Write out every entry, unchanged. Skip any picture.

» **Data supplied**:
####################
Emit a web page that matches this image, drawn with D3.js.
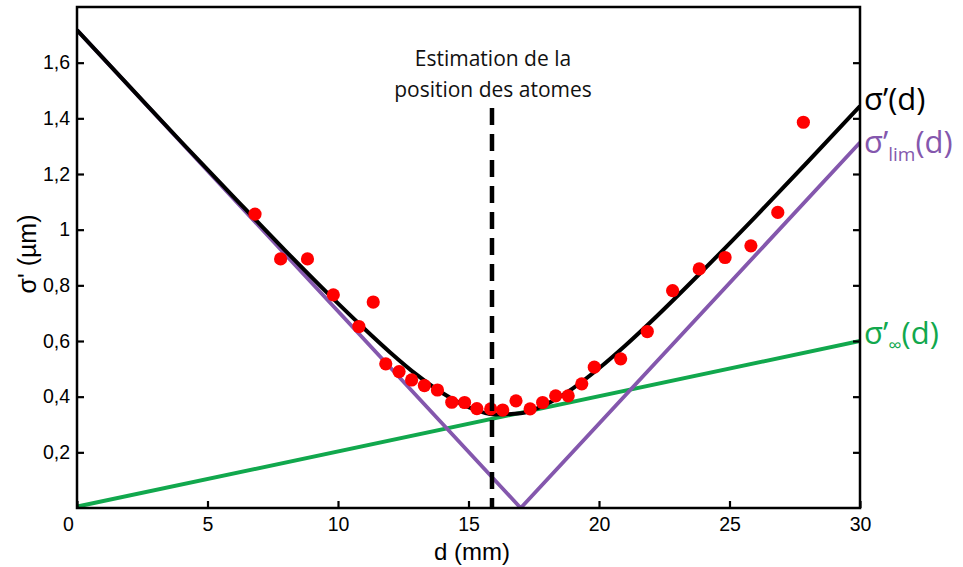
<!DOCTYPE html>
<html><head><meta charset="utf-8">
<script src="https://cdn.jsdelivr.net/npm/d3@7"></script>
<style>body{margin:0;background:#fff}svg{display:block}</style>
</head><body>
<script>
// Data
const xTicks = [0, 5, 10, 15, 20, 25, 30];
const yTicks = [0.2, 0.4, 0.6, 0.8, 1, 1.2, 1.4, 1.6];
const measD = [6.82,7.80,8.83,9.82,10.80,11.35,11.83,12.34,12.82,13.31,13.81,14.36,14.85,15.32,15.85,16.31,16.82,17.36,17.84,18.34,18.82,19.34,19.82,20.83,21.85,22.82,23.84,24.83,25.82,26.85,27.83];
const measSigma = [1.056,0.895,0.895,0.766,0.652,0.740,0.518,0.490,0.460,0.440,0.424,0.380,0.379,0.357,0.356,0.352,0.385,0.356,0.379,0.403,0.403,0.446,0.506,0.536,0.634,0.781,0.859,0.900,0.942,1.062,1.386];
const fitD = [0,2,4,6,8,10,11,12,13,14,15,16,17,18,19,20,21,22,24,26,28,30];
const fitSigma = [1.717,1.516,1.315,1.118,0.923,0.735,0.645,0.559,0.480,0.413,0.362,0.336,0.340,0.374,0.430,0.502,0.583,0.670,0.855,1.047,1.244,1.444];
const limD = [0, 17, 30];
const limSigma = [1.717, 0, 1.313];
const infD = [0, 30];
const infSigma = [0.005, 0.6];
const atomPos = 15.9;

const W = 963, H = 567;
const m = {left: 77, right: 103, top: 7, bottom: 59};
const svg = d3.select("body").append("svg").attr("width", W).attr("height", H);
const x = d3.scaleLinear().domain([0, 30]).range([m.left, W - m.right]);
const y = d3.scaleLinear().domain([0, 1.8]).range([H - m.bottom, m.top]);

svg.append("clipPath").attr("id","c").append("rect")
  .attr("x", m.left).attr("y", m.top).attr("width", W-m.left-m.right).attr("height", H-m.top-m.bottom);
const g = svg.append("g").attr("clip-path","url(#c)");

const line = d3.line().x(d => x(d[0])).y(d => y(d[1]));
const smooth = d3.line().x(d => x(d[0])).y(d => y(d[1])).curve(d3.curveMonotoneX);

g.append("path").datum(d3.zip(infD, infSigma)).attr("d", line)
  .attr("fill","none").attr("stroke","#11a84d").attr("stroke-width",4);
g.append("path").datum(d3.zip(limD, limSigma)).attr("d", line)
  .attr("fill","none").attr("stroke","#8457ad").attr("stroke-width",3.8);
g.append("path").datum(d3.zip(fitD, fitSigma)).attr("d", smooth)
  .attr("fill","none").attr("stroke","#000").attr("stroke-width",4);

// dashed vertical line
svg.append("line").attr("x1", x(atomPos)).attr("x2", x(atomPos))
  .attr("y1", 108).attr("y2", y(0))
  .attr("stroke","#000").attr("stroke-width",4.5).attr("stroke-dasharray","17,9");

// measured points
g.selectAll("circle.p").data(d3.zip(measD, measSigma)).join("circle")
  .attr("cx", d => x(d[0])).attr("cy", d => y(d[1])).attr("r", 6.6).attr("fill","#ff0000");

// frame
svg.append("rect").attr("x", m.left).attr("y", m.top).attr("width", W-m.left-m.right).attr("height", H-m.top-m.bottom)
  .attr("fill","none").attr("stroke","#000").attr("stroke-width",2.5);

// axes with inward ticks
const ax = svg.append("g").attr("transform",`translate(0,${y(0)})`)
  .call(d3.axisBottom(x).tickValues(xTicks).tickSize(-7).tickPadding(9).tickFormat(d3.format("d")));
const ayL = svg.append("g").attr("transform",`translate(${m.left},0)`)
  .call(d3.axisLeft(y).tickValues(yTicks).tickSize(-7).tickPadding(7).tickFormat(d => String(d).replace(".", ",")));
const ayR = svg.append("g").attr("transform",`translate(${W-m.right},0)`)
  .call(d3.axisRight(y).tickValues(yTicks).tickSize(-7).tickFormat(""));
[ax, ayL, ayR].forEach(a => {
  a.select(".domain").remove();
  a.selectAll(".tick line").attr("stroke","#000").attr("stroke-width",2.2);
  a.selectAll("text").attr("font-family","Liberation Sans, Arial, sans-serif").attr("font-size",19.5).attr("fill","#000");
});
ax.selectAll(".tick text").filter(d => d === 0).attr("dx", -9);

// axis titles
svg.append("text").attr("x", 472).attr("y", 560).attr("text-anchor","middle")
  .attr("font-family","Liberation Sans, Arial, sans-serif").attr("font-size",24).text("d (mm)");
svg.append("text").attr("transform","translate(36,254) rotate(-90)").attr("text-anchor","middle")
  .attr("font-family","Liberation Sans, Arial, sans-serif").attr("font-size",25).text("σ' (µm)");

// annotation
const ann = svg.append("text").attr("text-anchor","middle").attr("font-family","Open Sans, sans-serif")
  .attr("font-size",21).attr("font-weight",500).attr("fill","#111");
ann.append("tspan").attr("x", 493).attr("y", 66).text("Estimation de la");
ann.append("tspan").attr("x", 493).attr("y", 97).text("position des atomes");

// curve labels
const lf = "Open Sans, sans-serif";
svg.append("text").attr("x", 864).attr("y", 110).attr("font-family", lf).attr("font-size", 31).attr("fill","#000").text("σ’(d)");
const t2 = svg.append("text").attr("x", 864).attr("y", 153).attr("font-family", lf).attr("font-size", 31).attr("fill","#8457ad");
t2.append("tspan").text("σ’");
t2.append("tspan").attr("dy", 8).attr("font-size", 19).text("lim");
t2.append("tspan").attr("dy", -8).text("(d)");
const t3 = svg.append("text").attr("x", 864).attr("y", 344).attr("font-family", lf).attr("font-size", 31).attr("fill","#11a84d");
t3.append("tspan").text("σ’");
t3.append("tspan").attr("dy", 8).attr("font-size", 19).text("∞");
t3.append("tspan").attr("dy", -8).text("(d)");
</script>
</body></html>
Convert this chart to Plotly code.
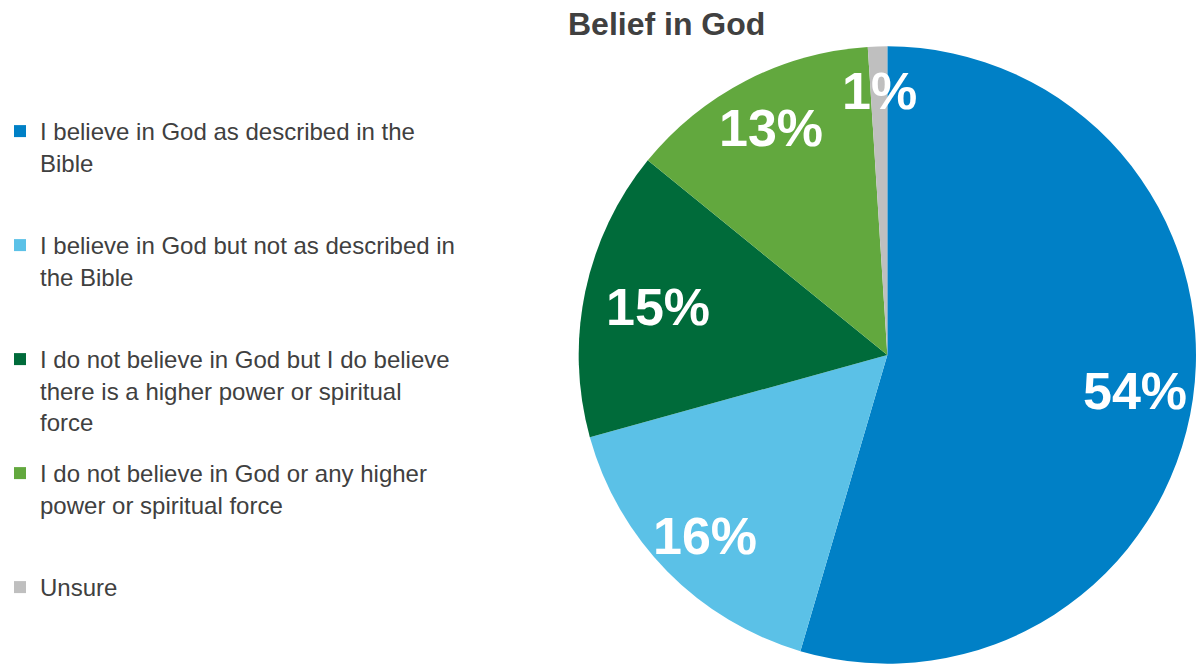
####################
» **Final result**:
Emit a web page that matches this image, drawn with D3.js.
<!DOCTYPE html>
<html><head><meta charset="utf-8">
<script src="https://cdn.jsdelivr.net/npm/d3@7"></script>
<style>body{margin:0;background:#fff}svg{display:block}</style>
</head><body>
<script>
// Data
const xTicks = [0, 5, 10, 15, 20, 25, 30];
const yTicks = [0.2, 0.4, 0.6, 0.8, 1, 1.2, 1.4, 1.6];
const measD = [6.82,7.80,8.83,9.82,10.80,11.35,11.83,12.34,12.82,13.31,13.81,14.36,14.85,15.32,15.85,16.31,16.82,17.36,17.84,18.34,18.82,19.34,19.82,20.83,21.85,22.82,23.84,24.83,25.82,26.85,27.83];
const measSigma = [1.056,0.895,0.895,0.766,0.652,0.740,0.518,0.490,0.460,0.440,0.424,0.380,0.379,0.357,0.356,0.352,0.385,0.356,0.379,0.403,0.403,0.446,0.506,0.536,0.634,0.781,0.859,0.900,0.942,1.062,1.386];
const fitD = [0,2,4,6,8,10,11,12,13,14,15,16,17,18,19,20,21,22,24,26,28,30];
const fitSigma = [1.717,1.516,1.315,1.118,0.923,0.735,0.645,0.559,0.480,0.413,0.362,0.336,0.340,0.374,0.430,0.502,0.583,0.670,0.855,1.047,1.244,1.444];
const limD = [0, 17, 30];
const limSigma = [1.717, 0, 1.313];
const infD = [0, 30];
const infSigma = [0.005, 0.6];
const atomPos = 15.9;

const W = 963, H = 567;
const m = {left: 77, right: 103, top: 7, bottom: 59};
const svg = d3.select("body").append("svg").attr("width", W).attr("height", H);
const x = d3.scaleLinear().domain([0, 30]).range([m.left, W - m.right]);
const y = d3.scaleLinear().domain([0, 1.8]).range([H - m.bottom, m.top]);

svg.append("clipPath").attr("id","c").append("rect")
  .attr("x", m.left).attr("y", m.top).attr("width", W-m.left-m.right).attr("height", H-m.top-m.bottom);
const g = svg.append("g").attr("clip-path","url(#c)");

const line = d3.line().x(d => x(d[0])).y(d => y(d[1]));
const smooth = d3.line().x(d => x(d[0])).y(d => y(d[1])).curve(d3.curveMonotoneX);

g.append("path").datum(d3.zip(infD, infSigma)).attr("d", line)
  .attr("fill","none").attr("stroke","#11a84d").attr("stroke-width",4);
g.append("path").datum(d3.zip(limD, limSigma)).attr("d", line)
  .attr("fill","none").attr("stroke","#8457ad").attr("stroke-width",3.8);
g.append("path").datum(d3.zip(fitD, fitSigma)).attr("d", smooth)
  .attr("fill","none").attr("stroke","#000").attr("stroke-width",4);

// dashed vertical line
svg.append("line").attr("x1", x(atomPos)).attr("x2", x(atomPos))
  .attr("y1", 108).attr("y2", y(0))
  .attr("stroke","#000").attr("stroke-width",4.5).attr("stroke-dasharray","17,9");

// measured points
g.selectAll("circle.p").data(d3.zip(measD, measSigma)).join("circle")
  .attr("cx", d => x(d[0])).attr("cy", d => y(d[1])).attr("r", 6.6).attr("fill","#ff0000");

// frame
svg.append("rect").attr("x", m.left).attr("y", m.top).attr("width", W-m.left-m.right).attr("height", H-m.top-m.bottom)
  .attr("fill","none").attr("stroke","#000").attr("stroke-width",2.5);

// axes with inward ticks
const ax = svg.append("g").attr("transform",`translate(0,${y(0)})`)
  .call(d3.axisBottom(x).tickValues(xTicks).tickSize(-7).tickPadding(9).tickFormat(d3.format("d")));
const ayL = svg.append("g").attr("transform",`translate(${m.left},0)`)
  .call(d3.axisLeft(y).tickValues(yTicks).tickSize(-7).tickPadding(7).tickFormat(d => String(d).replace(".", ",")));
const ayR = svg.append("g").attr("transform",`translate(${W-m.right},0)`)
  .call(d3.axisRight(y).tickValues(yTicks).tickSize(-7).tickFormat(""));
[ax, ayL, ayR].forEach(a => {
  a.select(".domain").remove();
  a.selectAll(".tick line").attr("stroke","#000").attr("stroke-width",2.2);
  a.selectAll("text").attr("font-family","Liberation Sans, Arial, sans-serif").attr("font-size",19.5).attr("fill","#000");
});
ax.selectAll(".tick text").filter(d => d === 0).attr("dx", -9);

// axis titles
svg.append("text").attr("x", 472).attr("y", 560).attr("text-anchor","middle")
  .attr("font-family","Liberation Sans, Arial, sans-serif").attr("font-size",24).text("d (mm)");
svg.append("text").attr("transform","translate(36,254) rotate(-90)").attr("text-anchor","middle")
  .attr("font-family","Liberation Sans, Arial, sans-serif").attr("font-size",25).text("σ' (µm)");

// annotation
const ann = svg.append("text").attr("text-anchor","middle").attr("font-family","Open Sans, sans-serif")
  .attr("font-size",21).attr("font-weight",500).attr("fill","#111");
ann.append("tspan").attr("x", 493).attr("y", 66).text("Estimation de la");
ann.append("tspan").attr("x", 493).attr("y", 97).text("position des atomes");

// curve labels
const lf = "Open Sans, sans-serif";
svg.append("text").attr("x", 864).attr("y", 110).attr("font-family", lf).attr("font-size", 31).attr("fill","#000").text("σ’(d)");
const t2 = svg.append("text").attr("x", 864).attr("y", 153).attr("font-family", lf).attr("font-size", 31).attr("fill","#8457ad");
t2.append("tspan").text("σ’");
t2.append("tspan").attr("dy", 8).attr("font-size", 19).text("lim");
t2.append("tspan").attr("dy", -8).text("(d)");
const t3 = svg.append("text").attr("x", 864).attr("y", 344).attr("font-family", lf).attr("font-size", 31).attr("fill","#11a84d");
t3.append("tspan").text("σ’");
t3.append("tspan").attr("dy", 8).attr("font-size", 19).text("∞");
t3.append("tspan").attr("dy", -8).text("(d)");
</script>
</body></html>
Convert this chart to Plotly code.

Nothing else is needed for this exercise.